> **YOUR GOAL**: From the first line of the data down to and including the line with "time_hours = [i * 0.25 for i in range(73)]", copy everything exactly, leaving out pictures.

> **COLLECTED DATA**:
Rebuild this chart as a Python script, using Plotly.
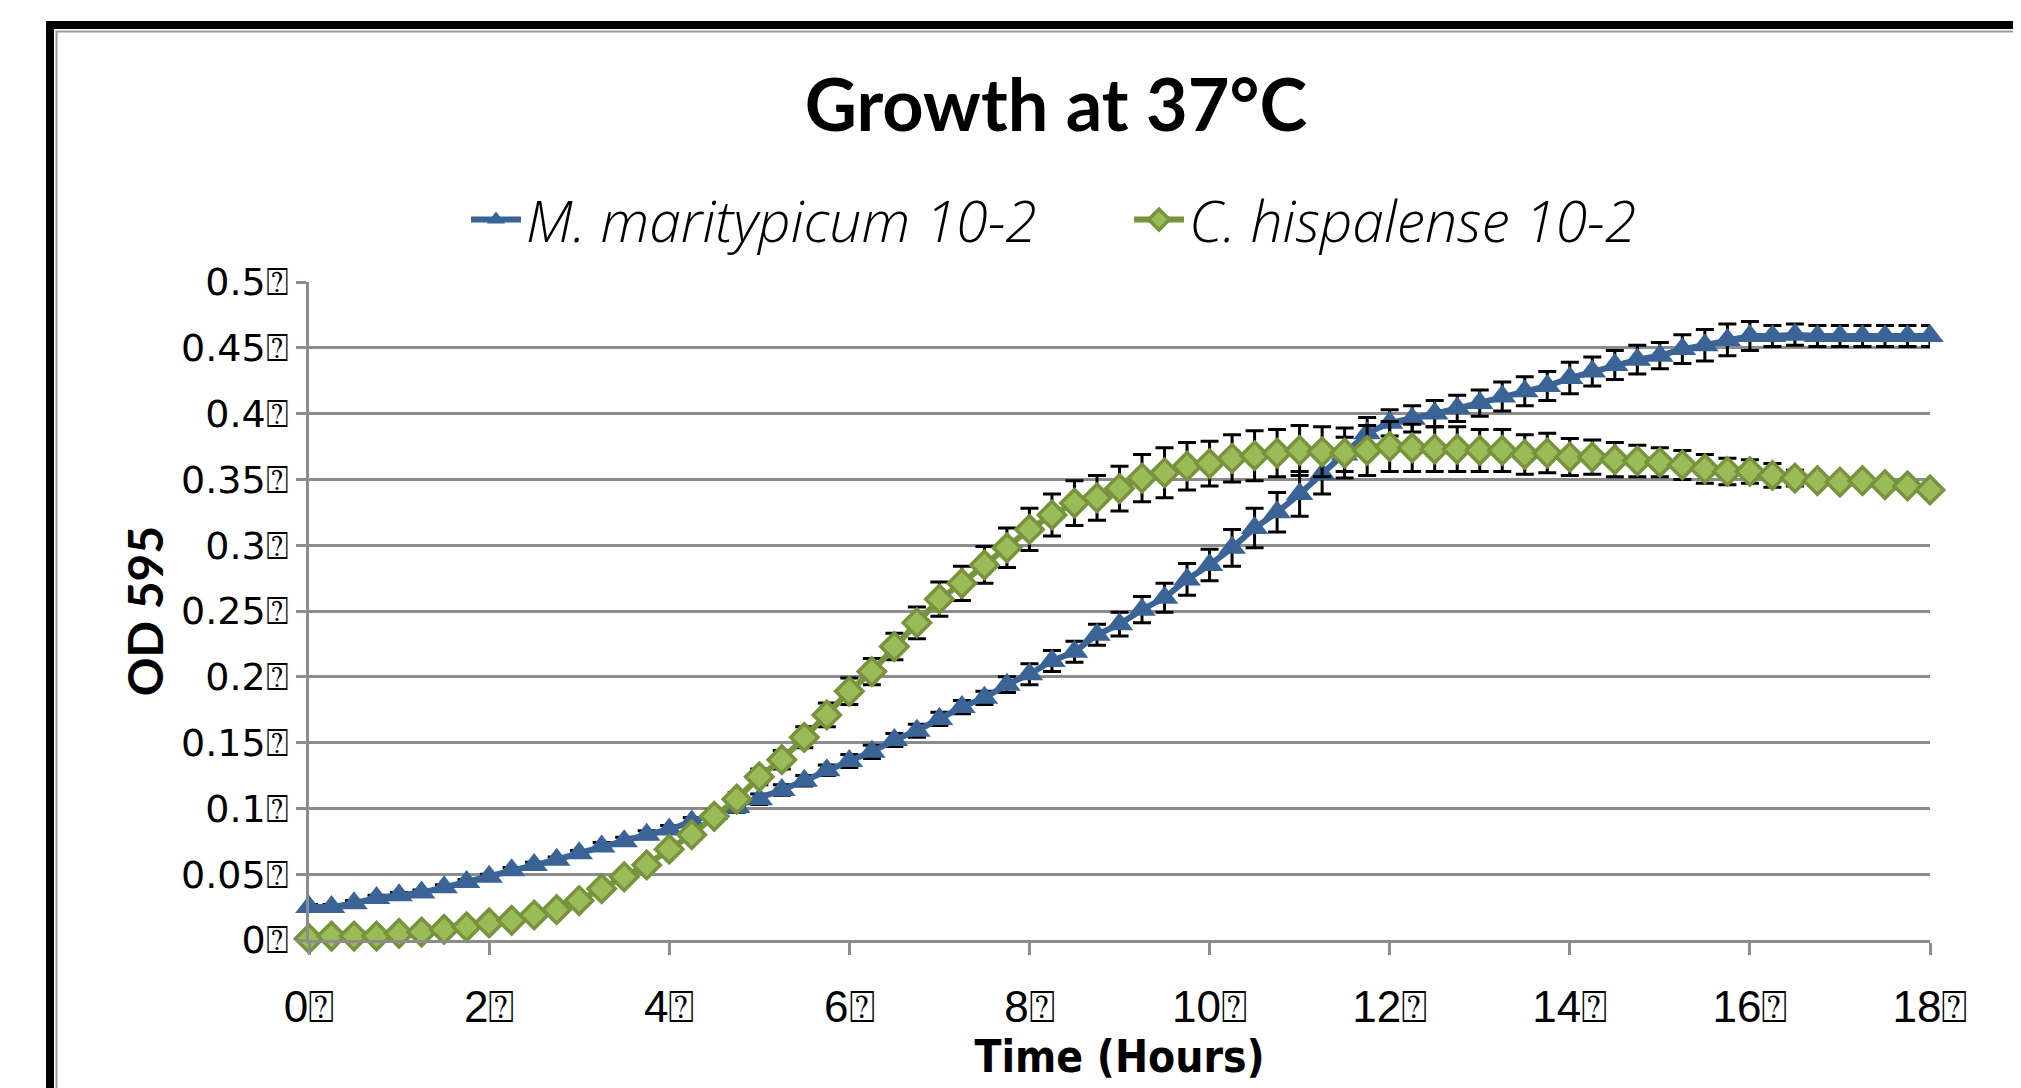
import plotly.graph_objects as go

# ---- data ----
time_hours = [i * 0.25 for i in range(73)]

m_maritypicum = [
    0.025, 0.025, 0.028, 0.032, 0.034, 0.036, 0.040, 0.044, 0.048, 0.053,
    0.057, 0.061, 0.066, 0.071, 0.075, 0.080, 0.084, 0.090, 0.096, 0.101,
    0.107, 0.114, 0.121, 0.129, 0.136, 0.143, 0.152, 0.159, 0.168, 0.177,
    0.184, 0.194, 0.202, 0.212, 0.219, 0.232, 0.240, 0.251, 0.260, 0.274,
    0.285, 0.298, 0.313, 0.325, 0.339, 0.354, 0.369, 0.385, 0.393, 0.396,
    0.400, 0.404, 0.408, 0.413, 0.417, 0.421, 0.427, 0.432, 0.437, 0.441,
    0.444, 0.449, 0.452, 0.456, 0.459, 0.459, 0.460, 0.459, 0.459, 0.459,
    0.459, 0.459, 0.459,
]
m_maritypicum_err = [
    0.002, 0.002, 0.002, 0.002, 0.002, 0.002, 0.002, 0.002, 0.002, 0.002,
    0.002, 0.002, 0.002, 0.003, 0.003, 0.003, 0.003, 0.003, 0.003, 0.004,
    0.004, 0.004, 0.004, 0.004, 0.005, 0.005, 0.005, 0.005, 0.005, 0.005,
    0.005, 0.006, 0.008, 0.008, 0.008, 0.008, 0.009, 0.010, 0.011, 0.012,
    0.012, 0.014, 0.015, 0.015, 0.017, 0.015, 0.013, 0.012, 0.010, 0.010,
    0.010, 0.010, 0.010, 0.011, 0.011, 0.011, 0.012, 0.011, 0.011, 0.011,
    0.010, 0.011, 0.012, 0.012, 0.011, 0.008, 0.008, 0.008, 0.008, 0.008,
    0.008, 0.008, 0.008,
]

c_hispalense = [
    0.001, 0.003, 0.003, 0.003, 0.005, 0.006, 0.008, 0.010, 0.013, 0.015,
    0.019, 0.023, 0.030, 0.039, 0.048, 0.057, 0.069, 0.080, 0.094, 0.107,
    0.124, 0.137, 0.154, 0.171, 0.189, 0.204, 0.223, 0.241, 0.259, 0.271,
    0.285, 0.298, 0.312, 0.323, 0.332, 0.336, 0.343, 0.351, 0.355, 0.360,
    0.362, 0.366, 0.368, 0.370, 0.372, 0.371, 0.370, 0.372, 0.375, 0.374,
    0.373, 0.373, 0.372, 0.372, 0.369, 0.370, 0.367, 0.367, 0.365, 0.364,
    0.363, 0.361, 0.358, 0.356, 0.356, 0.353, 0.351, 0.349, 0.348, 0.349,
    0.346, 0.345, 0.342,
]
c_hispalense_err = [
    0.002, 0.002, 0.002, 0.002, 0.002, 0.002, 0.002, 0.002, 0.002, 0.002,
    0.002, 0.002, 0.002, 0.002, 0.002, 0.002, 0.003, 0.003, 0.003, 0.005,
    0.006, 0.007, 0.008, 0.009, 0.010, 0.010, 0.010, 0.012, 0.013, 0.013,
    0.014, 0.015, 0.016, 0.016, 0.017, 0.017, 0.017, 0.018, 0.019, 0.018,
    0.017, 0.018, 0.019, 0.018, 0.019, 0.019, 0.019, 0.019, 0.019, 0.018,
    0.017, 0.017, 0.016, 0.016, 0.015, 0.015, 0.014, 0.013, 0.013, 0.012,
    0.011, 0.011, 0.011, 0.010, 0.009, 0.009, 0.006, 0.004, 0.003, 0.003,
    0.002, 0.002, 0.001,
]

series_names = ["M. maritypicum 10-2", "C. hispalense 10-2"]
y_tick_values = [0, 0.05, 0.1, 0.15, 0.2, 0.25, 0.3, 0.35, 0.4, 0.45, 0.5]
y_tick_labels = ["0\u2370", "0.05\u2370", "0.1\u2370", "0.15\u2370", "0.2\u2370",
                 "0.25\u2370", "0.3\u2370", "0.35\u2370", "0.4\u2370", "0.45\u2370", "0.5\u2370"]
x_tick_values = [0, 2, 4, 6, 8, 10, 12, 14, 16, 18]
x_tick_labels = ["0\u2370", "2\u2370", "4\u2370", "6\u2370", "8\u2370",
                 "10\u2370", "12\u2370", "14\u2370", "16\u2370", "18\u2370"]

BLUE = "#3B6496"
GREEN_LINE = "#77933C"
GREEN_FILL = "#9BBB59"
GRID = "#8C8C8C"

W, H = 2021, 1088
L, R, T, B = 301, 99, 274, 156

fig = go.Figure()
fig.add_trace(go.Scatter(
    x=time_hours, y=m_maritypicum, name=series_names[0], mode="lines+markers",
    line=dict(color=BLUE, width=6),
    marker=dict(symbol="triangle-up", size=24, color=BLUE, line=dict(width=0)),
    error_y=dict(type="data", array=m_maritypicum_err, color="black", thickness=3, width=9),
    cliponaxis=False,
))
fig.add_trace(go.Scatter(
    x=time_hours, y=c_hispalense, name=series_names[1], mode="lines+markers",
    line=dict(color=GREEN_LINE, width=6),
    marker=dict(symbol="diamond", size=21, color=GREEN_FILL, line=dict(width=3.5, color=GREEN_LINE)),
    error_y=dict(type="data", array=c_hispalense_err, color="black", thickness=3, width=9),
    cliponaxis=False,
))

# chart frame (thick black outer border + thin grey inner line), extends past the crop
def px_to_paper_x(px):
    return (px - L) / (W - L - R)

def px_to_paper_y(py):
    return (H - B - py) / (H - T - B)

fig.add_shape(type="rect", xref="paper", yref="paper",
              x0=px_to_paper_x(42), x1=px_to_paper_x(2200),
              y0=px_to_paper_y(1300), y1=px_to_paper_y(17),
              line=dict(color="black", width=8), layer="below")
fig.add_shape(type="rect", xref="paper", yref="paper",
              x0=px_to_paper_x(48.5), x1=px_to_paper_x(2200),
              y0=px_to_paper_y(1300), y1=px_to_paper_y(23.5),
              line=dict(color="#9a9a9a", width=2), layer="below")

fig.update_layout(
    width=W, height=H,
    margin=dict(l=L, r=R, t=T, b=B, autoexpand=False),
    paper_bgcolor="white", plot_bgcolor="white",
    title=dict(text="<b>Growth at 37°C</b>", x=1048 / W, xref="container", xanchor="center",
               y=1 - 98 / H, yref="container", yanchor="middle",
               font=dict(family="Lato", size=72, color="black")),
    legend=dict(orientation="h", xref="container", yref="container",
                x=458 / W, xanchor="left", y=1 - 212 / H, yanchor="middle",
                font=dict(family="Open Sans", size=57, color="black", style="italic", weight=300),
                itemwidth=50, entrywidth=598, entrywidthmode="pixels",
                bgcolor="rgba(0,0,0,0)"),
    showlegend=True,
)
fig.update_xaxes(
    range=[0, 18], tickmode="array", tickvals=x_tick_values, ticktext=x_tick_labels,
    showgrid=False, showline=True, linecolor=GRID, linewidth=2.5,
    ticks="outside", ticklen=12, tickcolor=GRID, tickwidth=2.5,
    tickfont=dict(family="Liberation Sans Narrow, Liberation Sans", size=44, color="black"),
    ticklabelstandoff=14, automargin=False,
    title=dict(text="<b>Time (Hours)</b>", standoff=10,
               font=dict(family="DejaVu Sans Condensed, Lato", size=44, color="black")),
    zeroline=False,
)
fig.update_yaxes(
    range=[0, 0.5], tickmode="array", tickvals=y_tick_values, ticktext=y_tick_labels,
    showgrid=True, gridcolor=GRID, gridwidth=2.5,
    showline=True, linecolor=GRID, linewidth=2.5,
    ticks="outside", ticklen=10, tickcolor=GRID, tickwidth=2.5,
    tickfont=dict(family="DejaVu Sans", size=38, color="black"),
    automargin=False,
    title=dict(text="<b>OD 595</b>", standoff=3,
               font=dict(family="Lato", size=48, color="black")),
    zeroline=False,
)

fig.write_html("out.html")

> **THE REPLY**:
Rebuild this chart as a Python script, using Plotly.
import plotly.graph_objects as go

# ---- data ----
time_hours = [i * 0.25 for i in range(73)]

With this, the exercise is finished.